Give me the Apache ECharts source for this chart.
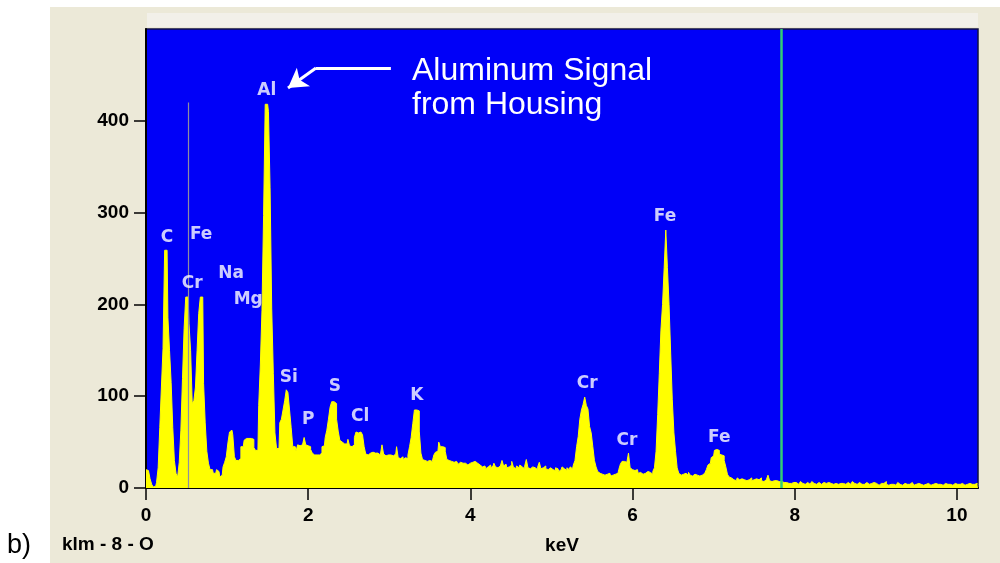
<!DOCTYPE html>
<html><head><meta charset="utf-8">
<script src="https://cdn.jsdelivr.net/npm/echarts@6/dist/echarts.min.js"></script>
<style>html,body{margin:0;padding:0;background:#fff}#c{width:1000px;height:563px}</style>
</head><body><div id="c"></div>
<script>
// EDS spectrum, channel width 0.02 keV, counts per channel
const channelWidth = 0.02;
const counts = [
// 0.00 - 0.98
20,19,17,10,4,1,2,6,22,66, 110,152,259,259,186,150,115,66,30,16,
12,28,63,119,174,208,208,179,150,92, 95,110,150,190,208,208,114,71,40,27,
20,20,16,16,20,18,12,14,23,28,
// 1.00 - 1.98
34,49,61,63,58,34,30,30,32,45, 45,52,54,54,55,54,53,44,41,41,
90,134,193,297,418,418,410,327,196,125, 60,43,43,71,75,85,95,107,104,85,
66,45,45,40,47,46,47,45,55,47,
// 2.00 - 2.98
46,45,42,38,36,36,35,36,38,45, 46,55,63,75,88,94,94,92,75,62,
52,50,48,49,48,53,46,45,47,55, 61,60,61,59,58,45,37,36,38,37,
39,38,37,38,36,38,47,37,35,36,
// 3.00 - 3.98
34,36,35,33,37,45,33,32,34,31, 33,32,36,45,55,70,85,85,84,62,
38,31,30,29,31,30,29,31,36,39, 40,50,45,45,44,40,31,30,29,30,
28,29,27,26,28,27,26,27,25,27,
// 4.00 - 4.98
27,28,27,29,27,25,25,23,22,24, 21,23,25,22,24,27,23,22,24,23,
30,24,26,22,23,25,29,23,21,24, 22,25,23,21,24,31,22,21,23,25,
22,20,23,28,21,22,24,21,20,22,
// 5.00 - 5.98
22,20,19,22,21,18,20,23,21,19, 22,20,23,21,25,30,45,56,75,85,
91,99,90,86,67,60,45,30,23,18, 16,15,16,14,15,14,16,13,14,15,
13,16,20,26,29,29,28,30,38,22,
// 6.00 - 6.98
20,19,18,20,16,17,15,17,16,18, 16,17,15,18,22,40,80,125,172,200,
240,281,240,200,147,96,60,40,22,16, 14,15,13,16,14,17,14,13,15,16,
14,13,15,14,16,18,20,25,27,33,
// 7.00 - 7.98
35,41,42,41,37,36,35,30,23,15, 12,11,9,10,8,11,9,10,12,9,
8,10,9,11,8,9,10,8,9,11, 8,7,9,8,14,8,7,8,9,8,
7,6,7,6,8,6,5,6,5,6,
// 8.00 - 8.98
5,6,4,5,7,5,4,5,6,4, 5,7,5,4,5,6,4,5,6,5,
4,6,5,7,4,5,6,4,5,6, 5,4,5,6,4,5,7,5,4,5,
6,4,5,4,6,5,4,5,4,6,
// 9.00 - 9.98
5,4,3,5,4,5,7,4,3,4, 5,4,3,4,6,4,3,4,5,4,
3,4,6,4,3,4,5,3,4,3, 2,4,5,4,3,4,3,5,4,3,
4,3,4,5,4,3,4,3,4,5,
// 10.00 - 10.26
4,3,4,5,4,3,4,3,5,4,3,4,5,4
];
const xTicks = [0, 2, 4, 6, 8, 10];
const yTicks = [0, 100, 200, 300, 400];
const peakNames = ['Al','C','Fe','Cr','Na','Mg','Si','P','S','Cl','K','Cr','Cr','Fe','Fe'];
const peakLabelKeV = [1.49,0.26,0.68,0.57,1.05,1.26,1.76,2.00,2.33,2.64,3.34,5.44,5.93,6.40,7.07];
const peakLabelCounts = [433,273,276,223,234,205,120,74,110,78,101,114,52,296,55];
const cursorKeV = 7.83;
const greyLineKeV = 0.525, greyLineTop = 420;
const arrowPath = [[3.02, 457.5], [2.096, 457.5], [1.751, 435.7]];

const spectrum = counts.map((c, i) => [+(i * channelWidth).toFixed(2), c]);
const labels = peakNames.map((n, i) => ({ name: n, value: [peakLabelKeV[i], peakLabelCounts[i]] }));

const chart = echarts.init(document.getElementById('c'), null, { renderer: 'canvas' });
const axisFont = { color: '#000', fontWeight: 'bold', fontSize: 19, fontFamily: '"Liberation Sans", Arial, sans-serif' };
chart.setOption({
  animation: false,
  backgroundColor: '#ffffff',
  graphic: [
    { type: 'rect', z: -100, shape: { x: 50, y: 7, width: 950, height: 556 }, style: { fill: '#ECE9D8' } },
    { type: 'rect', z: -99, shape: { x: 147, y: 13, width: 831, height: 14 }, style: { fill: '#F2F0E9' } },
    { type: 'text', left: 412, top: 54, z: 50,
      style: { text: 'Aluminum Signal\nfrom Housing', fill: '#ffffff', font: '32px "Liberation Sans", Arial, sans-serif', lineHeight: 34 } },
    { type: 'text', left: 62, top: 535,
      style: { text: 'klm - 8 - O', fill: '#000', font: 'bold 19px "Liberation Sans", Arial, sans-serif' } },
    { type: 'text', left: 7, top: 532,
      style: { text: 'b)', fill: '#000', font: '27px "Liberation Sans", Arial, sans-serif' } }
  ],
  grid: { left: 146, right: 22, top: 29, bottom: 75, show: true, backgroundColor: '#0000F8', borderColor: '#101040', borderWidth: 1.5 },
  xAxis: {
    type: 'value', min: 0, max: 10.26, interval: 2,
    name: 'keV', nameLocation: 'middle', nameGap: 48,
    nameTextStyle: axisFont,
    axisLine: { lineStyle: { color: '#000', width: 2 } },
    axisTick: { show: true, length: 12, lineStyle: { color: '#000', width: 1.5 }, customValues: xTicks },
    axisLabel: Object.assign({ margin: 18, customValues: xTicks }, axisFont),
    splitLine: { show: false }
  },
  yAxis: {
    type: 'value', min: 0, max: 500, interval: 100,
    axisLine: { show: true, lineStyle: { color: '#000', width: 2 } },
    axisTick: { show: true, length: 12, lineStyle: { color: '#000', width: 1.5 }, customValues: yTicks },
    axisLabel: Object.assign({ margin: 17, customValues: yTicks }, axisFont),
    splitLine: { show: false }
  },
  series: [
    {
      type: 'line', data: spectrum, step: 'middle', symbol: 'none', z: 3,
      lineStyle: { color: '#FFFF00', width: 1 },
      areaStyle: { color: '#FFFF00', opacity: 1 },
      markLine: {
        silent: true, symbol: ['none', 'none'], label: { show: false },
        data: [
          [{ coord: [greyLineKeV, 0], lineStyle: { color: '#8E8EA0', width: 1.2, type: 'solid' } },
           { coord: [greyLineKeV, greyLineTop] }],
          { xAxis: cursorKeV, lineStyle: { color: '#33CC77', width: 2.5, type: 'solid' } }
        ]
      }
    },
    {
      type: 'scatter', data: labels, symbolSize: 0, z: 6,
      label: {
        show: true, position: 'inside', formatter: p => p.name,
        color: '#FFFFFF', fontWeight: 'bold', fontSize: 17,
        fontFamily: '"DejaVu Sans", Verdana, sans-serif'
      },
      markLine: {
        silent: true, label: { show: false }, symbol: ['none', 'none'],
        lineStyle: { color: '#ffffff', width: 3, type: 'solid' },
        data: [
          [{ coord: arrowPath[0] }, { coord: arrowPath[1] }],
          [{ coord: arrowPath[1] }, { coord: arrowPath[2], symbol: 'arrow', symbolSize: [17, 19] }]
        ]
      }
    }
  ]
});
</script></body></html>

-=-=-

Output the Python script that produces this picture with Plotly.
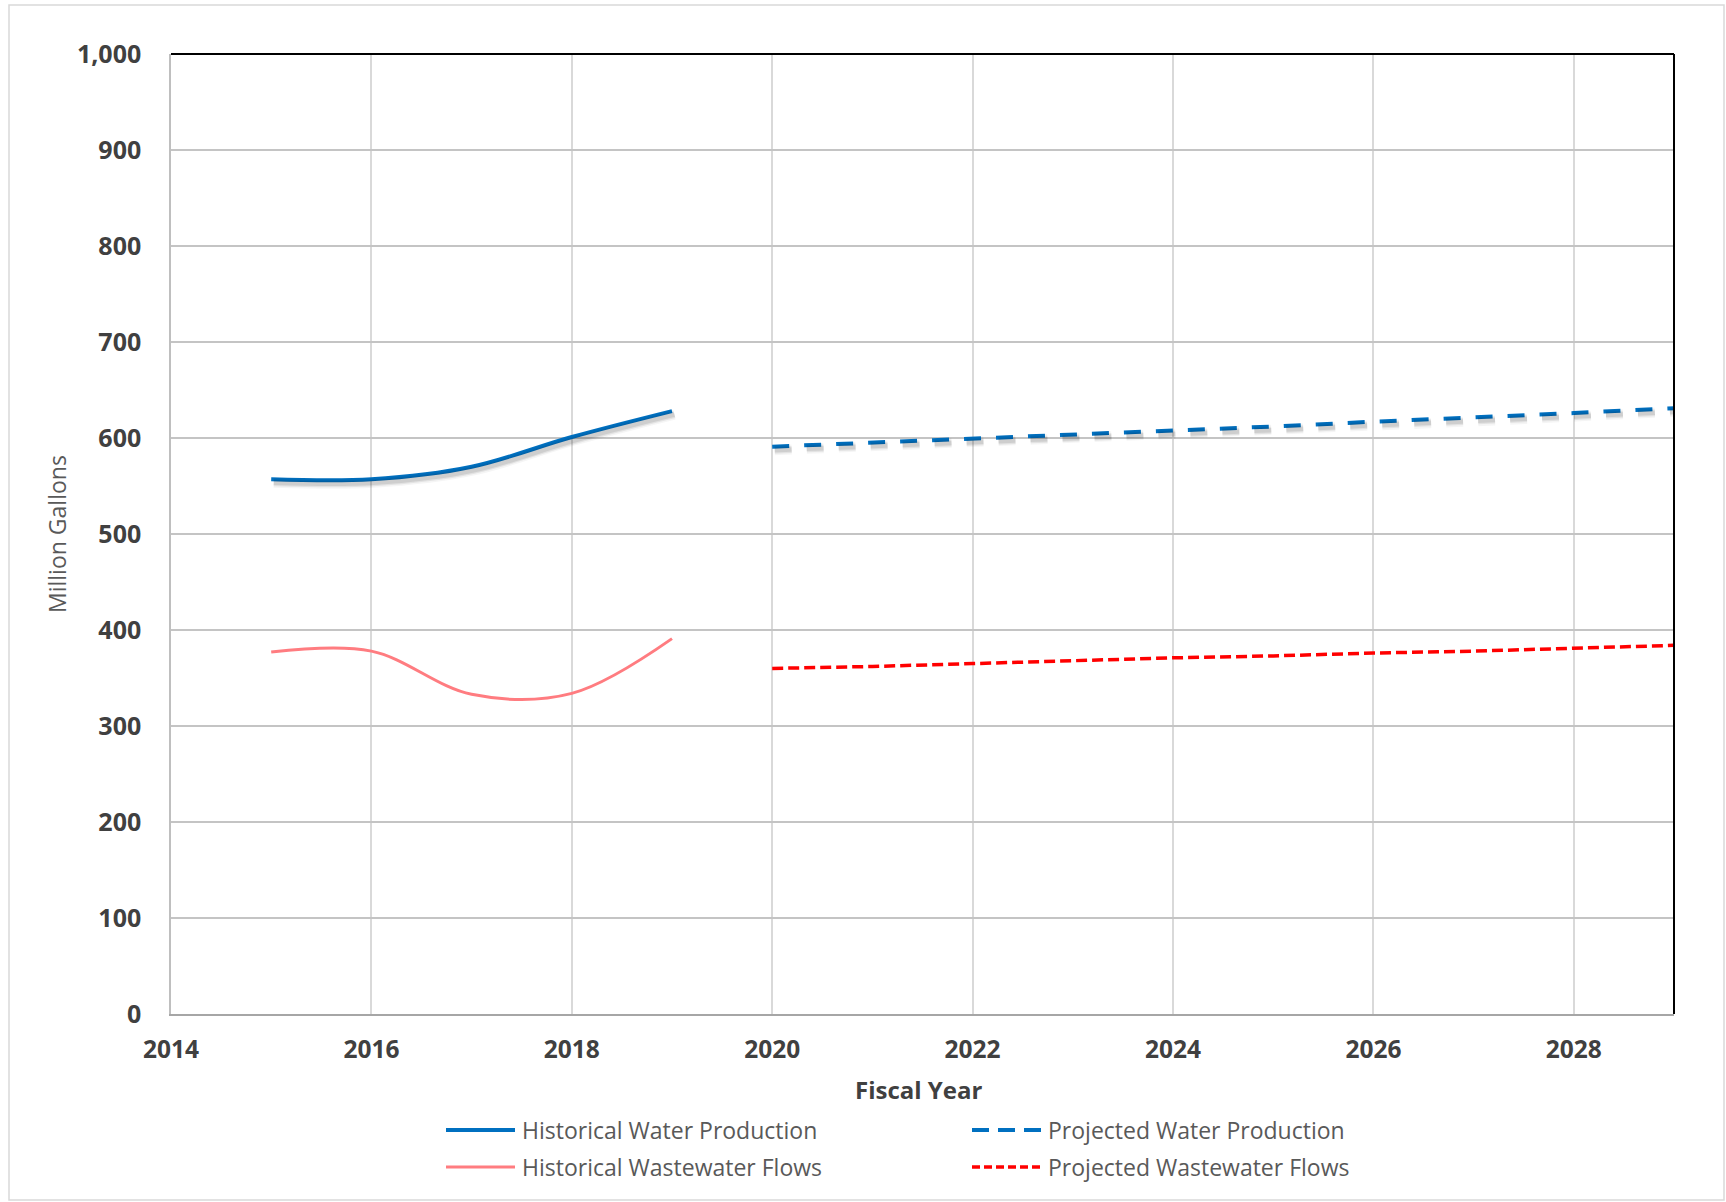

-=-=-

* **Problem to work on**
Using the listing above, pull out all lines that hold the word "script".

* **Result for this task**
<script src="https://cdn.jsdelivr.net/npm/echarts@6/dist/echarts.min.js"></script>
<script>
</script></body></html>
Output the Python script that produces this picture with Plotly.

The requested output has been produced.